In 1961 he was accepted into the Royal Shakespeare Company and landed in New York in 1964 on their world tour in honor of Shakespeare's quattrocentenary year. "It was the RSC's first U.S. tour," he said. "We did King Lear, directed by Peter Brook at Lincoln Center's New York State Theater, the only time there's ever been a straight play there. It opened only two weeks before we did. We didn't have mikes, and the acoustics were dreadful!" Murray, who is soon to become a United States citizen, fell in love with New York. "I'd never known a place as exciting," he said. When the tour ended, he returned to New York and joined the Off-Broadway hit The Knack, directed by Mike Nichols.

"I caught as much theatre as possible," said Murray. "What impressed me was the passion, commitment and vitality of the actors. By comparison, the English theatre was laid back. It was considered bad form to get too intense, and I was intense. I found myself in a place where everyone was intense, so I knew this was where I wanted to be."

In 1965 Murray made his Broadway debut in All in Good Time starring the distinguished Donald Wolfit "in a company that was mostly English but which had a lot of good American actors, such as Richard Dysart [of TVs 'L.A. Law'] and John Karlen [Tyne Daly's husband on 'Cagney & Lacey']. It got wonderful notices except in the Times. So we closed. Yes, even then! It deserved much better."

In England he worked on the West End and in the regions and ruminated on coming back to America. It took three years, but the vehicle was Tom Stoppard's Rosencrantz and Guildenstern Are Dead. "That was an extraordinary experience," said Murray, who was nominated for a 1968 Tony for Best Featured Actor (as Rosencrantz) along with cast members Paul Hecht and John Wood. "We won the Tony (for Best Play) and became a cult hit." In his book The Season, William Goldman called it the first snob hit. "None of us realized it was going to be that popular, least of all David Merrick [the producer], who only took the theatre for three months. But it was the sixties, and every kid who was possibly going to Vietnam identified with these two almost nameless, background people who are used by the government. We ran for a year."

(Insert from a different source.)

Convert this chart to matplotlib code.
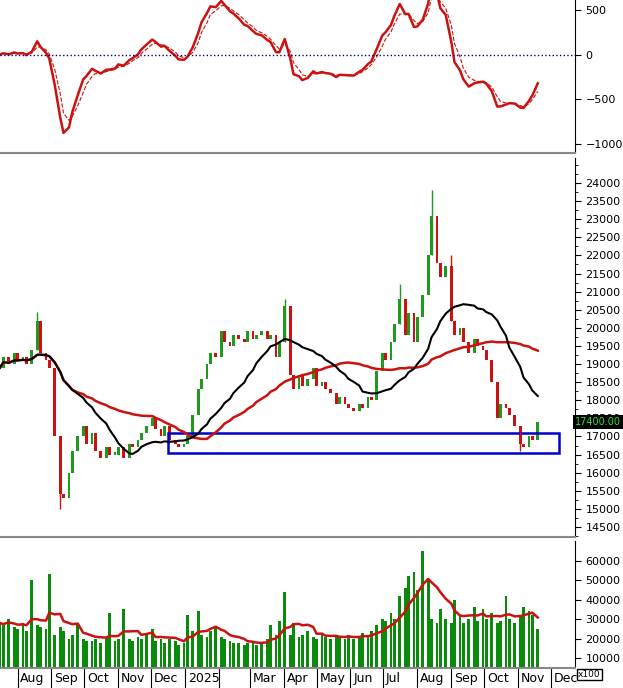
import numpy as np, pandas as pd
import matplotlib
matplotlib.use("Agg")
import matplotlib.pyplot as plt
import matplotlib.dates as mdates
import matplotlib.transforms as mtr
from matplotlib.patches import Rectangle

closes = [18900,19200,19000,19300,19100, 19200,19000,19400,20200,19300,
 19100,18900,17000,15400,15300, 16000,16600,17000,17300,16800,
 17100,16600,16400,16700,16500, 16500,16700,16400,16800,16700,
 16900,17100,17300,17500,17200, 17000,17300,16900,16800,16700,
 16800,17000,17600,18300,18600, 19000,19300,19200,19900,19600,
 19500,19800,19700,19600,19900, 19700,19800,19900,19700,19800,
 19200,19600,20600,18700,18300, 18700,18400,18600,18900,18400,
 18500,18300,18200,17900,18100, 17900,17800,17700,17900,17800,
 18100,18000,18800,19300,19100, 19600,20100,20800,19800,20400,
 19600,20300,20900,22000,23100, 21800,21400,21700,20200,19800,
 20000,19600,19300,19700,19500, 19400,19100,18500,17500,17900,
 17800,17600,17300,16800,16700, 17000,16900,17400]
spike_idx = [8, 13, 62, 87, 94, 98, 113]
spike_hi = [20450, 15000, 20800, 21200, 23800, 22000, 16600]
volumes = [28000,27000,30000,26000,25000,28000,24000,50000,27000,26000,
 25000,53000,22000,26000,24000,20000,22000,27000,20000,19000,
 19000,20000,18000,21000,33000,19000,20000,35000,20000,19000,
 21000,20000,22000,25000,19000,20000,18000,20000,19000,17000,
 18000,32000,24000,34000,22000,21000,24000,26000,21000,20000,
 19000,18000,18000,17000,18000,19000,17000,18000,20000,27000,
 22000,29000,44000,22000,28000,21000,22000,24000,21000,20000,
 22000,21000,20000,22000,21000,20000,22000,20000,21000,23000,
 22000,24000,27000,30000,29000,33000,30000,42000,46000,52000,
 54000,45000,65000,50000,30000,28000,35000,30000,28000,40000,
 32000,28000,30000,36000,29000,35000,30000,33000,28000,29000,
 42000,30000,28000,31000,36000,34000,32000,25000]
month_labels = ["Aug","Sep","Oct","Nov","Dec","2025","","Mar","Apr","May","Jun","Jul","Aug","Sep","Oct","Nov","Dec"]

n = len(closes)
dates = pd.bdate_range("2024-07-16", periods=n, freq="3B")
s = pd.Series(closes, index=dates, dtype=float)
opens = s.shift(1).fillna(s.iloc[0])
ma_fast = s.rolling(17, min_periods=1).mean()
ma_slow = s.rolling(34, min_periods=1).mean()
macd = (s.ewm(span=5).mean() - s.ewm(span=10).mean())
sig = macd.ewm(span=3).mean()
vol = pd.Series(volumes, index=dates, dtype=float)
vma = vol.rolling(7, min_periods=1).mean()

GREEN = "#1f9a1f"; RED = "#cc1111"
fig = plt.figure(figsize=(6.23, 6.88), dpi=100)
L, W = 0.0, 575/623
ax1 = fig.add_axes([L, 1-153/688, W, 153/688])
ax2 = fig.add_axes([L, 1-537/688, W, (537-158)/688])
ax3 = fig.add_axes([L, 1-668/688, W, (668-541)/688])
xmin, xmax = pd.Timestamp("2024-07-16"), pd.Timestamp("2025-12-23")
for ax in (ax1, ax2, ax3):
    ax.set_xlim(xmin, xmax)
    ax.yaxis.tick_right()
    ax.tick_params(axis="y", labelsize=8, direction="out", length=4)
    for sp in ("left", "top"):
        ax.spines[sp].set_visible(False)
    ax.spines["bottom"].set_color("#888888"); ax.spines["bottom"].set_linewidth(1.5)

ax1.plot(dates, macd, color=RED, lw=1.8)
ax1.plot(dates, sig, color=RED, lw=0.8, ls="--")
ax1.axhline(0, color="#000080", ls=":", lw=1)
ax1.set_ylim(-1100, 611)
ax1.set_yticks([500, 0, -500, -1000])
ax1.set_xticks([])

w = 2.6
for i, (d, o, c) in enumerate(zip(dates, opens, s)):
    col = GREEN if c >= o else RED
    lo, hi = min(o, c), max(o, c)
    if hi - lo < 60:
        hi = lo + 60
    ax2.bar(d, hi - lo, bottom=lo, width=w, color=col, linewidth=0)
for i, h in zip(spike_idx, spike_hi):
    c = s.iloc[i]; o = opens.iloc[i]
    col = GREEN if c >= o else RED
    ax2.vlines(dates[i], min(o, c, h), max(o, c, h), color=col, lw=1)
ax2.plot(dates, ma_slow, color=RED, lw=1.8)
ax2.plot(dates, ma_fast, color="black", lw=1.5)
x0 = mdates.date2num(pd.Timestamp("2024-12-16")); x1 = mdates.date2num(pd.Timestamp("2025-12-08"))
ax2.add_patch(Rectangle((x0, 16540), x1 - x0, 560, fill=False, edgecolor="#0000cc", lw=1.8, clip_on=False))
ax2.set_ylim(14224, 24690)
ax2.set_yticks(np.arange(14500, 24001, 500))
ax2.set_yticks(np.arange(14250, 24600, 250), minor=True)
ax2.tick_params(axis="y", which="minor", length=2)
ax2.set_xticks([])
ax2.text(1.0, (17400-14224)/(24690-14224), "17400.00", transform=ax2.transAxes,
         color="#33dd33", fontsize=7, va="center", ha="left",
         bbox=dict(facecolor="black", edgecolor="none", pad=1.2))

ax3.bar(dates, vol, width=w, color="#0a8a0a", linewidth=0)
ax3.plot(dates, vma, color=RED, lw=1.8)
ax3.set_ylim(5000, 70000)
ax3.set_yticks([10000, 20000, 30000, 40000, 50000, 60000])
ax3.text(1.005, -0.07, "x100", transform=ax3.transAxes, fontsize=6.5,
         bbox=dict(facecolor="white", edgecolor="black", pad=1))
mt = pd.date_range("2024-08-01", "2025-12-01", freq="MS")
ax3.set_xticks(mt)
ax3.set_xticklabels(month_labels, ha="left")
ax3.tick_params(axis="x", direction="out", length=16, labelsize=9, pad=-13)
off = mtr.ScaledTranslation(2/72, 0, fig.dpi_scale_trans)
for lab in ax3.get_xticklabels():
    lab.set_transform(lab.get_transform() + off)
fig.savefig("out.png", dpi=100)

Did the Tony nomination secure his future? "Yes," he replied. "Let's say, 'Of course, it did!'" he added thoughtfully. "More than anything, it was the play and the incredible reviews."

Some highlights of his full career as an actor were: Hugh Leonard's 1978 Tony-winning Best Play Da, in which he played Charlie, the son; Sleuth; Noises Off; two years ago Off-Broadway in Travels with My Aunt opposite Jim Dale;
and last season, Off-Broadway again, in a revival of The Entertainer.

"Noises Off was memorable," observed Murray. "Because of its nature, being farce, it wasn't considered as great to work on as Rosencrantz, but I'd put it right up there. I had the opportunity to do Da again last summer, this time playing the
title role, at Irish Repertory, where I've also directed."

Which brings us to that "other hat." Is it easy to be directed when you've directed? "Much easier," he noted, "particularly if it's a director I trust. I happily take that hat off and say, 'I want to be directed. Govern me,' as my character in Misalliance says. When there's a director who's nervous, I assure them it's a dream to be directed. Frankly, I could no more direct myself in a play than fly!

"As a director, you cannot have your ego get in the way of your concern for the actors. You have to be their nurse, lover, daddy, all those things. An actor has to have an ego, but a director shouldn't not that sort of ego."

Murray enjoys going back and forth between his two personas. "Interestingly, I seem to do it in batches, several in a row and not act. Then I come back to acting."

What makes the time right? "I'll read a play or, perhaps, discuss one in which I'm too old to do a particular role, and the juices start to flow. My favorite directing is with a play by, say, Shaw because you have so much intelligence to deal with. The secret to having fun is to get people who can understand and speak it well."